Her voice cracks, and it shakes Alex out of the strange, woke-up-in-the-Hospital-Wing numbness. "Hey..." She puts a hand on Piper's arm. "Hey. I'm okay." Piper nods sharply, but she's still blinking back tears. Alex smiles gently at her. "You didn't hex anyone did you?"
"No." Piper wipes the heel of her hand under her eyes. Alex feels her whole heart soften, and without thinking she lifts her hand off Piper's arm and skims it through her hair. Piper looks at her, but she doesn't seem taken aback by the gesture. She smiles weakly. "Sorry...you really are fine, it just...it scared me."
"Thanks for caring," Alex says simply, reluctantly withdrawing her hand.
"Are you okay? Does anything hurt?"
"Head."
"Here." Piper shoves the chocolate at Alex again.
"What time is it?"
"I'm not sure. Late, I think."
"Guess I missed the victory party. Leanne and I should have celebrated like the great team we are." Alex rolls her eyes. She's pissed, but she'll deal with that later. "You should go to bed, Pipes. You've still got class tomorrow...assume I'll be excused."
"I'm good here."
Piper stays all night, getting only a little bit of sleep with her head pillowed in her arms on the side of Alex's bed. She skips breakfast, too, then reluctantly heads off to class, seeming unfocused on studying and O.W.L.s for the first time in weeks. Alex jokes at one point that she got hurt just to make Piper talk about something else, but the comment earns her a dirty look and not even a hint of amusement.
Janae comes to visit between her own classes in the morning, bringing a piece of cake she'd saved from the victory party and plenty of insults toward Leanne, but she's obviously still riding high off the win, which makes her seem less sympathetic.

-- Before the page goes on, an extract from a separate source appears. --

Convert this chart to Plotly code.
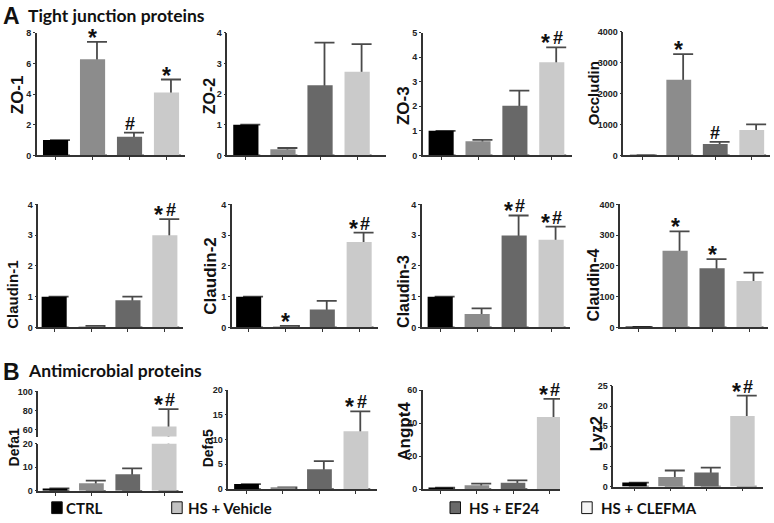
import plotly.graph_objects as go

W, H = 774, 523

# ---------------- data ----------------
groups = ["CTRL", "HS + Vehicle", "HS + EF24", "HS + CLEFMA"]
positions = [0, 1, 2, 3]
bar_colors = ["#000000", "#8c8c8c", "#686868", "#cacaca"]
legend_colors = ["#000000", "#c2c2c2", "#6a6a6a", "#f4f4f4"]

panel_names = ["ZO-1", "ZO-2", "ZO-3", "Occludin",
               "Claudin-1", "Claudin-2", "Claudin-3", "Claudin-4",
               "Defa1", "Defa5", "Angpt4", "Lyz2"]

zo1_mean = [1.0, 6.27, 1.22, 4.10]
zo1_sem = [0.0, 1.13, 0.27, 0.85]
zo1_sig = ["", "*", "#", "*"]

zo2_mean = [1.0, 0.20, 2.29, 2.73]
zo2_sem = [0.0, 0.04, 1.39, 0.90]
zo2_sig = ["", "", "", ""]

zo3_mean = [1.0, 0.58, 2.02, 3.80]
zo3_sem = [0.0, 0.05, 0.62, 0.60]
zo3_sig = ["", "", "", "*#"]

occludin_mean = [1.0, 2450, 370, 820]
occludin_sem = [0.0, 830, 65, 180]
occludin_sig = ["", "*", "#", ""]

cldn1_mean = [1.0, 0.03, 0.88, 3.00]
cldn1_sem = [0.0, 0.02, 0.12, 0.52]
cldn1_sig = ["", "", "", "*#"]

cldn2_mean = [1.0, 0.03, 0.58, 2.78]
cldn2_sem = [0.0, 0.02, 0.28, 0.30]
cldn2_sig = ["", "*", "", "*#"]

cldn3_mean = [1.0, 0.44, 2.99, 2.85]
cldn3_sem = [0.0, 0.18, 0.65, 0.43]
cldn3_sig = ["", "", "*#", "*#"]

cldn4_mean = [2.0, 249, 192, 151]
cldn4_sem = [0.0, 63, 30, 27]
cldn4_sig = ["", "*", "*", ""]

defa1_mean = [1.0, 3.2, 7.0, 63.0]
defa1_sem = [0.0, 1.1, 2.5, 18.5]
defa1_sig = ["", "", "", "*#"]

defa5_mean = [1.0, 0.2, 4.0, 11.7]
defa5_sem = [0.0, 0.15, 1.65, 4.0]
defa5_sig = ["", "", "", "*#"]

angpt4_mean = [1.0, 2.4, 3.9, 43.7]
angpt4_sem = [0.0, 1.0, 1.5, 11.0]
angpt4_sig = ["", "", "", "*#"]

lyz2_mean = [1.0, 2.4, 3.5, 17.5]
lyz2_sem = [0.0, 1.6, 1.2, 5.1]
lyz2_sig = ["", "", "", "*#"]

means = [zo1_mean, zo2_mean, zo3_mean, occludin_mean, cldn1_mean, cldn2_mean,
         cldn3_mean, cldn4_mean, defa1_mean, defa5_mean, angpt4_mean, lyz2_mean]
sems = [zo1_sem, zo2_sem, zo3_sem, occludin_sem, cldn1_sem, cldn2_sem,
        cldn3_sem, cldn4_sem, defa1_sem, defa5_sem, angpt4_sem, lyz2_sem]
sigs = [zo1_sig, zo2_sig, zo3_sig, occludin_sig, cldn1_sig, cldn2_sig,
        cldn3_sig, cldn4_sig, defa1_sig, defa5_sig, angpt4_sig, lyz2_sig]

# ---------------- layout geometry (pixels) ----------------
# x_left, x_right, y_top, y_zero, xrange, yrange, dtick, title_x, title_y, title_size
geom = [
    (36.7, 185.0, 28.3, 153.3, [-0.51, 3.5], [0, 8], 2, 17.0, 92, 17),
    (227.3, 385.7, 28.3, 153.3, [-0.5, 3.77], [0, 4], 1, 209.0, 93, 16),
    (422.7, 571.7, 28.3, 153.3, [-0.5, 3.54], [0, 5], 1, 403.0, 102, 17),
    (623.3, 770.0, 27.3, 153.3, [-0.52, 3.5], [0, 4000], 1000, 593, 90, 15),
    (38.3, 183.3, 203.3, 328.7, [-0.43, 3.5], [0, 4], 1, 12.5, 296, 15),
    (231.7, 378.3, 203.3, 328.7, [-0.46, 3.52], [0, 4], 1, 211, 277, 17),
    (421.7, 570.0, 203.3, 328.7, [-0.5, 3.51], [0, 4], 1, 403.5, 292, 16),
    (620.0, 768.3, 203.3, 328.7, [-0.49, 3.52], [0, 400], 100, 594, 286, 16),
    (38.3, 182.7, 447.3, 495.3, [-0.46, 3.51], [0, 20], 10, 14, 451, 14),
    (228.3, 376.7, 392.7, 493.5, [-0.5, 3.57], [0, 20], 5, 208, 452, 14),
    (422.7, 560.0, 392.7, 493.7, [-0.5, 3.3], [0, 60], 20, 405, 435, 17),
    (613.3, 763.3, 388.3, 491.0, [-0.59, 3.58], [0, 25], 5, 596, 437.5, 16),
]
# upper segment of the broken Defa1 axis
defa1_upper = dict(y_top=394.0, y_bottom=440.0, yrange=[52.5, 100], tickvals=[60, 80, 100])

axis_color = "#333333"
err_color = "#4a4a4a"
err_dx = 0.12
tick_font = dict(family="Liberation Sans Narrow, Arial Narrow, Liberation Sans, Arial",
                 size=9, color="#222222", weight="bold")
label_font = "Liberation Sans, Arial, sans-serif"
head_font = "Lato, Open Sans, sans-serif"


def px(x):
    return x / W


def py(y):
    return 1 - y / H


def sfx(i):
    return "" if i == 1 else str(i)


fig = go.Figure()
layout = {}
annotations = []
shapes = []


def add_bars(mean, sem, xa, ya):
    fig.add_trace(go.Bar(
        x=[p + err_dx for p in positions], y=mean, width=0.05,
        marker=dict(color="rgba(0,0,0,0)", line=dict(width=0)),
        error_y=dict(type="data", symmetric=False, array=sem, arrayminus=mean,
                     color=err_color, thickness=1.8, width=10),
        xaxis=xa, yaxis=ya, hoverinfo="skip", showlegend=False))
    fig.add_trace(go.Bar(
        x=positions, y=mean, width=0.68,
        marker=dict(color=bar_colors, line=dict(width=0)),
        xaxis=xa, yaxis=ya, hovertext=groups, showlegend=False))


def add_sig(mean, sem, sig, xa, ya):
    for p, m, s, lab in zip(positions, mean, sem, sig):
        top = m + s
        parts = []
        if lab == "*":
            parts = [("*", 0)]
        elif lab == "#":
            parts = [("#", 0)]
        elif lab == "*#":
            parts = [("*", -6), ("#", 6)]
        for ch, dx in parts:
            if ch == "*":
                annotations.append(dict(
                    x=p, y=top, xref=xa, yref=ya, text="*", showarrow=False,
                    xanchor="center", yanchor="bottom", xshift=dx, yshift=-11,
                    font=dict(family=label_font, size=23, color="#111111", weight="bold")))
            else:
                annotations.append(dict(
                    x=p, y=top, xref=xa, yref=ya, text="#", showarrow=False,
                    xanchor="center", yanchor="bottom", xshift=dx, yshift=-3,
                    font=dict(family=label_font, size=18, color="#111111", weight="bold")))


for i, (name, g, mean, sem, sig) in enumerate(zip(panel_names, geom, means, sems, sigs), start=1):
    x0, x1, yt, yz, xr, yr, dt, tx, ty, ts = g
    s = sfx(i)
    layout["xaxis" + s] = dict(
        domain=[px(x0), px(x1)], range=xr, anchor="y" + s, tickvals=positions,
        showticklabels=False, ticks="outside", ticklen=3, tickwidth=1.2, tickcolor=axis_color,
        showline=True, linecolor=axis_color, linewidth=1.5, showgrid=False, zeroline=False,
        fixedrange=True)
    layout["yaxis" + s] = dict(
        domain=[py(yz), py(yt)], range=yr, dtick=dt, tick0=0, anchor="x" + s,
        ticks="outside", ticklen=2, tickwidth=1.2, tickcolor=axis_color, tickfont=tick_font,
        showline=True, linecolor=axis_color, linewidth=1.5, showgrid=False, zeroline=False,
        fixedrange=True)
    add_bars(mean, sem, "x" + s, "y" + s)
    if name == "Defa1":
        layout["yaxis13"] = dict(
            domain=[py(defa1_upper["y_bottom"]), py(defa1_upper["y_top"])],
            range=defa1_upper["yrange"], tickvals=defa1_upper["tickvals"], anchor="x" + s,
            ticks="outside", ticklen=2, tickwidth=1.2, tickcolor=axis_color, tickfont=tick_font,
            showline=True, linecolor=axis_color, linewidth=1.5, showgrid=False, zeroline=False,
            fixedrange=True)
        add_bars(mean, sem, "x" + s, "y13")
        add_sig(mean, sem, sig, "x" + s, "y13")
    else:
        add_sig(mean, sem, sig, "x" + s, "y" + s)
    annotations.append(dict(
        x=px(tx), y=py(ty), xref="paper", yref="paper", text=name, textangle=-90,
        showarrow=False, xanchor="center", yanchor="middle",
        font=dict(family=label_font, size=ts, color="#111111", weight="bold")))

# section headings
annotations += [
    dict(x=px(1), y=py(11), xref="paper", yref="paper", text="A", showarrow=False,
         xanchor="left", yanchor="middle",
         font=dict(family=label_font, size=23, color="#111111", weight="bold")),
    dict(x=px(26), y=py(11), xref="paper", yref="paper", text="Tight junction proteins",
         showarrow=False, xanchor="left", yanchor="middle",
         font=dict(family=head_font, size=17.5, color="#111111", weight="bold")),
    dict(x=px(1), y=py(374), xref="paper", yref="paper", text="B", showarrow=False,
         xanchor="left", yanchor="middle",
         font=dict(family=label_font, size=23, color="#111111", weight="bold")),
    dict(x=px(26), y=py(373), xref="paper", yref="paper", text="Antimicrobial proteins",
         showarrow=False, xanchor="left", yanchor="middle",
         font=dict(family=head_font, size=17.5, color="#111111", weight="bold")),
]

# legend (manual, positioned like the reference)
legend_swatch_x = [51.7, 171.7, 450.0, 581.7]
legend_text_x = [64.0, 185.5, 467.0, 599.0]
for g, c, sxp, txp in zip(groups, legend_colors, legend_swatch_x, legend_text_x):
    shapes.append(dict(type="rect", xref="paper", yref="paper",
                       x0=px(sxp), x1=px(sxp + 10.5), y0=py(518.5), y1=py(506.5),
                       fillcolor=c, line=dict(color="#111111", width=1)))
    annotations.append(dict(x=px(txp), y=py(512.5), xref="paper", yref="paper", text=g,
                            showarrow=False, xanchor="left", yanchor="middle",
                            font=dict(family=head_font, size=15, color="#111111", weight="bold")))

fig.update_layout(
    width=W, height=H, margin=dict(l=0, r=0, t=0, b=0),
    paper_bgcolor="white", plot_bgcolor="white", barmode="overlay", showlegend=False,
    annotations=annotations, shapes=shapes, **layout)

fig.write_html("out.html", config={"displayModeBar": False},
               post_script="document.body.style.margin='0px';document.body.style.overflow='hidden';")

At one point, she hesitates and says, "Your little Ravenclaw girlfriend's a bit, uh...dramatic, huh?"
Alex doesn't mind the mistaken title, at all, but she doesn't think Piper would want that getting around. "She's not my girlfriend."
"Whatever. She lost her shit. Ran onto the Quidditch pitch." It's clear Janae considers that the height of disrespect. "Yelling at everyone. Dramatic as hell." She pauses. "And she was definitely acting like your girlfriend. "
Alex has to bite the inside of her cheek to stop from smiling inappropriately.